Some of the high clan families resorted to charging rent to those who settled on what was traditionally their land, which seems somewhat reasonable than just evicting them, but this still causes some friction because even that isn't really that traditional either, it's not like, AFAICR, we had a concept of rent back then.

Moreover, we never traditionally had a concept of strong property rights or ownership, there are stories that our original contact with Europeans turned violent because my ancestors stole goods from visiting or marooned ships, not because they were thieves but because their concept "ownership" wasn't nearly the same as that of European tradition. To this day, when I visit my parents, my cousins and friends hanging out in my house would just take small things and sometimes not return them, and I would think nothing of it because that's socially acceptable and just how things are.

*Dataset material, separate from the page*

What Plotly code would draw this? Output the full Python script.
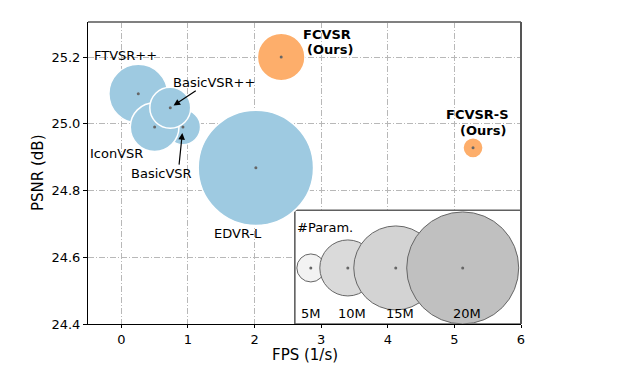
import plotly.graph_objects as go

# ---------------- data ----------------
models = ["EDVR-L", "FTVSR++", "BasicVSR", "IconVSR", "BasicVSR++", "FCVSR", "FCVSR-S"]
fps = [2.02, 0.255, 0.925, 0.50, 0.735, 2.40, 5.28]
psnr = [24.868, 25.09, 24.99, 24.99, 25.048, 25.20, 24.928]
params_m = [20.6, 10.5, 6.3, 8.7, 7.3, 8.5, 3.6]
ours = [False, False, False, False, False, True, True]

legend_params = [5, 10, 15, 20]
legend_labels = ["5M", "10M", "15M", "20M"]

x_ticks = [0, 1, 2, 3, 4, 5, 6]
y_ticks = [24.4, 24.6, 24.8, 25.0, 25.2]

# ---------------- layout constants ----------------
X_RANGE = [-0.5, 6.0]
Y_RANGE = [24.4, 25.305]
PX_PER_M = 5.6           # marker diameter in px per million params
FONT = "DejaVu Sans"
BLUE = "#9ecae1"
ORANGE = "#fdae6b"
legend_x = [2.845, 3.40, 4.12, 5.125]
legend_y = 24.568
legend_fill = ["#f2f2f2", "#dadada", "#d3d3d3", "#c0c0c0"]

fig = go.Figure()

# inset box (white, between grid and traces)
fig.add_shape(type="rect", x0=2.605, x1=6.0, y0=24.4, y1=24.741,
              xref="x", yref="y", layer="between",
              fillcolor="white", line=dict(color="#606060", width=1.6))

# model bubbles
colors = [ORANGE if o else BLUE for o in ours]
fig.add_trace(go.Scatter(
    x=fps, y=psnr, mode="markers",
    marker=dict(size=params_m, sizemode="diameter", sizeref=1 / PX_PER_M,
                color=colors, opacity=1,
                line=dict(color="white", width=1.5)),
    hoverinfo="text", text=models, showlegend=False))
fig.add_trace(go.Scatter(
    x=fps, y=psnr, mode="markers",
    marker=dict(size=3, color="#666666", opacity=1), hoverinfo="skip", showlegend=False))

# size legend bubbles
fig.add_trace(go.Scatter(
    x=legend_x, y=[legend_y] * len(legend_params), mode="markers",
    marker=dict(size=legend_params, sizemode="diameter", sizeref=1 / PX_PER_M,
                color=legend_fill, opacity=1, line=dict(color="#666666", width=1)),
    hoverinfo="skip", showlegend=False))
fig.add_trace(go.Scatter(
    x=legend_x, y=[legend_y] * len(legend_params), mode="markers",
    marker=dict(size=3, color="#666666", opacity=1), hoverinfo="skip", showlegend=False))

tf = dict(family=FONT, size=13, color="black")
tfb = dict(family=FONT, size=13, color="black", weight="bold")

ann = []
def label(x, y, text, xanchor="center", font=tf):
    ann.append(dict(x=x, y=y, xref="x", yref="y", text=text, showarrow=False,
                    xanchor=xanchor, yanchor="middle", font=font))

label(0.06, 25.204, "FTVSR++")
label(1.398, 25.124, "BasicVSR++")
label(-0.065, 24.912, "IconVSR")
label(0.61, 24.852, "BasicVSR")
label(1.747, 24.671, "EDVR-L")
label(2.70, 25.269, "FCVSR", "left", tfb)
label(2.75, 25.224, "(Ours)", "left", tfb)
label(4.84, 25.027, "FCVSR-S", "left", tfb)
label(5.05, 24.981, "(Ours)", "left", tfb)
label(2.60, 24.689, "#Param.", "left")
for lx, lt in zip([2.845, 3.468, 4.18, 5.185], legend_labels):
    label(lx, 24.430, lt)

# arrows
idx_bpp = models.index("BasicVSR++")
idx_b = models.index("BasicVSR")
ann.append(dict(x=fps[idx_bpp], y=psnr[idx_bpp], xref="x", yref="y", text="",
                showarrow=True, arrowhead=2, arrowsize=1.1, arrowwidth=1.2,
                arrowcolor="black", ax=27, ay=-18, standoff=4))
ann.append(dict(x=fps[idx_b], y=psnr[idx_b], xref="x", yref="y", text="",
                showarrow=True, arrowhead=2, arrowsize=1.1, arrowwidth=1.2,
                arrowcolor="black", ax=-4, ay=39, standoff=6))

# axis titles
ann.append(dict(x=0.5, y=0, xref="paper", yref="paper", text="FPS (1/s)",
                showarrow=False, xanchor="center", yanchor="middle", yshift=-31,
                font=dict(family=FONT, size=15, color="black")))
ann.append(dict(x=0, y=0.5, xref="paper", yref="paper", text="PSNR (dB)",
                showarrow=False, xanchor="center", yanchor="middle", xshift=-50,
                textangle=-90, font=dict(family=FONT, size=15, color="black")))

# frame top/right
fig.add_shape(type="line", x0=0, x1=1, y0=1, y1=1, xref="paper", yref="paper",
              line=dict(color="#808080", width=2))
fig.add_shape(type="line", x0=1, x1=1, y0=0, y1=1, xref="paper", yref="paper",
              line=dict(color="#555555", width=2))

grid = dict(showgrid=True, gridcolor="#b8b8b8", gridwidth=1, griddash="6px,2px,1px,2px")
fig.update_xaxes(range=X_RANGE, tickvals=x_ticks, ticktext=[str(v) for v in x_ticks],
                 ticks="outside", ticklen=3, tickcolor="black", tickwidth=1,
                 showline=True, linecolor="black", linewidth=1, zeroline=False,
                 tickfont=tf, **grid)
fig.update_yaxes(range=Y_RANGE, tickvals=y_ticks, ticktext=[f"{v:.1f}" for v in y_ticks],
                 ticks="outside", ticklen=4, tickcolor="black", tickwidth=1,
                 showline=True, linecolor="black", linewidth=1, zeroline=False,
                 tickfont=tf, **grid)

fig.update_layout(width=627, height=372, margin=dict(l=88, r=106, t=22, b=48),
                  plot_bgcolor="white", paper_bgcolor="white",
                  annotations=ann, font=dict(family=FONT))

fig.write_html("out.html", config={"displayModeBar": False},
               post_script="document.body.style.margin='0';")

I think the point I'm making is that this story reminds me somewhat of Palau because it is an attempt to mold two cultures together in certain places where they aren't very congruent. It sounds like there were no "owners" of the land, no one had a title(s), they just lived there because their parents did and their grandparents did and so on. In Palau, people who culturally had no strong concept of ownership have to grapple with some families who do, and it would not surprise you to know that these traditional land-owners are today the wealthier and more politically-connected class, using an amalgam of two cultures, Palauan and Western to their benefit.

I understand how it is difficult here. One person just wants to buy land (in the abstract, Zuck is the sixth wealthiest human on Earth) and have a clear concept of ownership for him/er but they have to contend with people who might not. Like Palau, I don't really know the answer but it's just valuable to be mindful where these issues come from.

1 comments

"we never traditionally had a concept of strong property rights or ownership"

Yes, I completely understand that.

I guess what I was trying to say is that Zucks entire problem might boil down to a function of the 'collision' of those two kinds of cultures, as you put it, and the oddities of 'ownership' as they are transcribed from 'Pacific Islander' terms into 'Western legal terms' ...

In Canada we have similar issues with land management, particularly wherein there is resource extraction: the Aboriginal communities have some legal right to input, but how exactly they go about that as a 'clan' is kind of a grey area.